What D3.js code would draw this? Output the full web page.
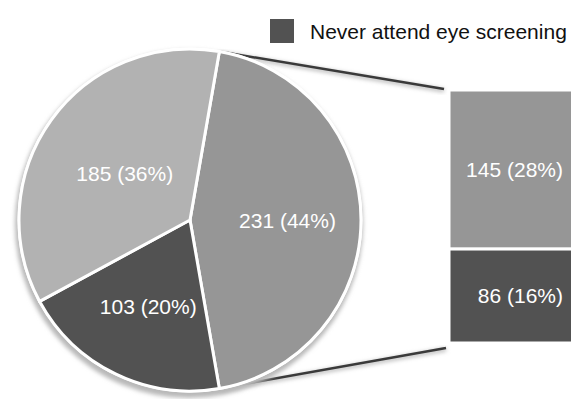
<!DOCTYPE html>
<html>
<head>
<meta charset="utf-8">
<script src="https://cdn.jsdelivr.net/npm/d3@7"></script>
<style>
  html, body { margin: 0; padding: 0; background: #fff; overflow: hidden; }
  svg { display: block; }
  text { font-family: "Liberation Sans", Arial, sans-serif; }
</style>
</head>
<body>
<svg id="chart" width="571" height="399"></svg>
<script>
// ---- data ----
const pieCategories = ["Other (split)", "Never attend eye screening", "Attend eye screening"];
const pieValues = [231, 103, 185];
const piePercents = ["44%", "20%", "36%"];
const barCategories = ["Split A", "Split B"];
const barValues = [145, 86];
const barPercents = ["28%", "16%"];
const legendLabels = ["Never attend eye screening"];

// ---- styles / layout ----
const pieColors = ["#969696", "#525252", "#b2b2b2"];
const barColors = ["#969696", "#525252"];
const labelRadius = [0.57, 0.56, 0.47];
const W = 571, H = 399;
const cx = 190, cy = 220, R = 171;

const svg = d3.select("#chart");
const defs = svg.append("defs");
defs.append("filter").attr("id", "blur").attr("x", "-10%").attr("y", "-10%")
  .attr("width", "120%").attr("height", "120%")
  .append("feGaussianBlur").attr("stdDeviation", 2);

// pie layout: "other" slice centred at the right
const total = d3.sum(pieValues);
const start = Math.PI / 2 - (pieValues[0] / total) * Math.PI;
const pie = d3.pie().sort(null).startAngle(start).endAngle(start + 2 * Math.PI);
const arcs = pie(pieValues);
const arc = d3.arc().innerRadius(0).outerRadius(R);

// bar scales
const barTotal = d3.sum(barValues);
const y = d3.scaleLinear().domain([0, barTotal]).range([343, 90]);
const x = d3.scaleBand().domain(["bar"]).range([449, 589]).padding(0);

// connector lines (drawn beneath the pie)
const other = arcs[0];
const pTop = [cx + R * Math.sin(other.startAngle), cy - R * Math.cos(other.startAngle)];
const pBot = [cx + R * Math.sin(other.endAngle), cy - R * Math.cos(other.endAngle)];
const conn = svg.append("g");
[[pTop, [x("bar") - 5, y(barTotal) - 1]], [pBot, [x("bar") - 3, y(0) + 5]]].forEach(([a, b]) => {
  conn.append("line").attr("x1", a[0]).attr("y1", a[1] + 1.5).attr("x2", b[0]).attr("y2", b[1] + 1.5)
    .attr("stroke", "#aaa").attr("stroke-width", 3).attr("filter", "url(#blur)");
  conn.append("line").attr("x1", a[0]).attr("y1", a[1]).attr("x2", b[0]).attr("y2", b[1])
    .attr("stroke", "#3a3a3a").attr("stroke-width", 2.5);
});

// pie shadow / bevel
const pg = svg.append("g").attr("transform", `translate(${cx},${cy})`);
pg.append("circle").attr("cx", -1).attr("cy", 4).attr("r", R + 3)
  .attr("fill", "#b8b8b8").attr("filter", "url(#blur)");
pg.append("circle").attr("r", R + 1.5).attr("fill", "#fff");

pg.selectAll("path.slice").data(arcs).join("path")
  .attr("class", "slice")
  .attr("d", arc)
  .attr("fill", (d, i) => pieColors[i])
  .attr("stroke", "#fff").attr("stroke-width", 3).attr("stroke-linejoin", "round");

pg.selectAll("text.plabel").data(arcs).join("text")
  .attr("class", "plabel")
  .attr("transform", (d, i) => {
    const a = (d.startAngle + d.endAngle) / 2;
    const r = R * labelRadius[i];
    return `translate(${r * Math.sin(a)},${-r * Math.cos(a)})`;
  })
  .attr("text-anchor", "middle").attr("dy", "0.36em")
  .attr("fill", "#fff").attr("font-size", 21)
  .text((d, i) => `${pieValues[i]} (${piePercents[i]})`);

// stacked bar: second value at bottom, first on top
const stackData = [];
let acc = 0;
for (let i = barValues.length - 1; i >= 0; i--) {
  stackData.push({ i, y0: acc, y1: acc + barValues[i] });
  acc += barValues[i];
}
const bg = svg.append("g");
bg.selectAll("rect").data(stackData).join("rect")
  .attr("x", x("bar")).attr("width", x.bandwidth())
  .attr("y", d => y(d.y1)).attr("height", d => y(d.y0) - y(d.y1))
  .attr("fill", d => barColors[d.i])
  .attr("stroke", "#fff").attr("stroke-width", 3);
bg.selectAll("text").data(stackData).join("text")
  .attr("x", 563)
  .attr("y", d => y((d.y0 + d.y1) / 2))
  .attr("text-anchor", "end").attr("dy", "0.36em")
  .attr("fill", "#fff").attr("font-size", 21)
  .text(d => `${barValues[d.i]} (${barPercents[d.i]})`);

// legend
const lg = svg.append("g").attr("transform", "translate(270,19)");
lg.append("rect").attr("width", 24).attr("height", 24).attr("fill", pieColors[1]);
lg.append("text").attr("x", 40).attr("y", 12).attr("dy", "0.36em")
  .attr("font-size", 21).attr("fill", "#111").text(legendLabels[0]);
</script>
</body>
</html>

----------

Task objective ▸ Pictures excluded, quote all the data above exactly.

Expected answer ▸
What D3.js code would draw this? Output the full web page.
<!DOCTYPE html>
<html>
<head>
<meta charset="utf-8">
<script src="https://cdn.jsdelivr.net/npm/d3@7"></script>
<style>
  html, body { margin: 0; padding: 0; background: #fff; overflow: hidden; }
  svg { display: block; }
  text { font-family: "Liberation Sans", Arial, sans-serif; }
</style>
</head>
<body>
<svg id="chart" width="571" height="399"></svg>
<script>
// ---- data ----
const pieCategories = ["Other (split)", "Never attend eye screening", "Attend eye screening"];
const pieValues = [231, 103, 185];
const piePercents = ["44%", "20%", "36%"];
const barCategories = ["Split A", "Split B"];
const barValues = [145, 86];
const barPercents = ["28%", "16%"];
const legendLabels = ["Never attend eye screening"];

// ---- styles / layout ----
const pieColors = ["#969696", "#525252", "#b2b2b2"];
const barColors = ["#969696", "#525252"];
const labelRadius = [0.57, 0.56, 0.47];
const W = 571, H = 399;
const cx = 190, cy = 220, R = 171;

const svg = d3.select("#chart");
const defs = svg.append("defs");
defs.append("filter").attr("id", "blur").attr("x", "-10%").attr("y", "-10%")
  .attr("width", "120%").attr("height", "120%")
  .append("feGaussianBlur").attr("stdDeviation", 2);

// pie layout: "other" slice centred at the right
const total = d3.sum(pieValues);
const start = Math.PI / 2 - (pieValues[0] / total) * Math.PI;
const pie = d3.pie().sort(null).startAngle(start).endAngle(start + 2 * Math.PI);
const arcs = pie(pieValues);
const arc = d3.arc().innerRadius(0).outerRadius(R);

// bar scales
const barTotal = d3.sum(barValues);
const y = d3.scaleLinear().domain([0, barTotal]).range([343, 90]);
const x = d3.scaleBand().domain(["bar"]).range([449, 589]).padding(0);

// connector lines (drawn beneath the pie)
const other = arcs[0];
const pTop = [cx + R * Math.sin(other.startAngle), cy - R * Math.cos(other.startAngle)];
const pBot = [cx + R * Math.sin(other.endAngle), cy - R * Math.cos(other.endAngle)];
const conn = svg.append("g");
[[pTop, [x("bar") - 5, y(barTotal) - 1]], [pBot, [x("bar") - 3, y(0) + 5]]].forEach(([a, b]) => {
  conn.append("line").attr("x1", a[0]).attr("y1", a[1] + 1.5).attr("x2", b[0]).attr("y2", b[1] + 1.5)
    .attr("stroke", "#aaa").attr("stroke-width", 3).attr("filter", "url(#blur)");
  conn.append("line").attr("x1", a[0]).attr("y1", a[1]).attr("x2", b[0]).attr("y2", b[1])
    .attr("stroke", "#3a3a3a").attr("stroke-width", 2.5);
});

// pie shadow / bevel
const pg = svg.append("g").attr("transform", `translate(${cx},${cy})`);
pg.append("circle").attr("cx", -1).attr("cy", 4).attr("r", R + 3)
  .attr("fill", "#b8b8b8").attr("filter", "url(#blur)");
pg.append("circle").attr("r", R + 1.5).attr("fill", "#fff");

pg.selectAll("path.slice").data(arcs).join("path")
  .attr("class", "slice")
  .attr("d", arc)
  .attr("fill", (d, i) => pieColors[i])
  .attr("stroke", "#fff").attr("stroke-width", 3).attr("stroke-linejoin", "round");

pg.selectAll("text.plabel").data(arcs).join("text")
  .attr("class", "plabel")
  .attr("transform", (d, i) => {
    const a = (d.startAngle + d.endAngle) / 2;
    const r = R * labelRadius[i];
    return `translate(${r * Math.sin(a)},${-r * Math.cos(a)})`;
  })
  .attr("text-anchor", "middle").attr("dy", "0.36em")
  .attr("fill", "#fff").attr("font-size", 21)
  .text((d, i) => `${pieValues[i]} (${piePercents[i]})`);

// stacked bar: second value at bottom, first on top
const stackData = [];
let acc = 0;
for (let i = barValues.length - 1; i >= 0; i--) {
  stackData.push({ i, y0: acc, y1: acc + barValues[i] });
  acc += barValues[i];
}
const bg = svg.append("g");
bg.selectAll("rect").data(stackData).join("rect")
  .attr("x", x("bar")).attr("width", x.bandwidth())
  .attr("y", d => y(d.y1)).attr("height", d => y(d.y0) - y(d.y1))
  .attr("fill", d => barColors[d.i])
  .attr("stroke", "#fff").attr("stroke-width", 3);
bg.selectAll("text").data(stackData).join("text")
  .attr("x", 563)
  .attr("y", d => y((d.y0 + d.y1) / 2))
  .attr("text-anchor", "end").attr("dy", "0.36em")
  .attr("fill", "#fff").attr("font-size", 21)
  .text(d => `${barValues[d.i]} (${barPercents[d.i]})`);

// legend
const lg = svg.append("g").attr("transform", "translate(270,19)");
lg.append("rect").attr("width", 24).attr("height", 24).attr("fill", pieColors[1]);
lg.append("text").attr("x", 40).attr("y", 12).attr("dy", "0.36em")
  .attr("font-size", 21).attr("fill", "#111").text(legendLabels[0]);
</script>
</body>
</html>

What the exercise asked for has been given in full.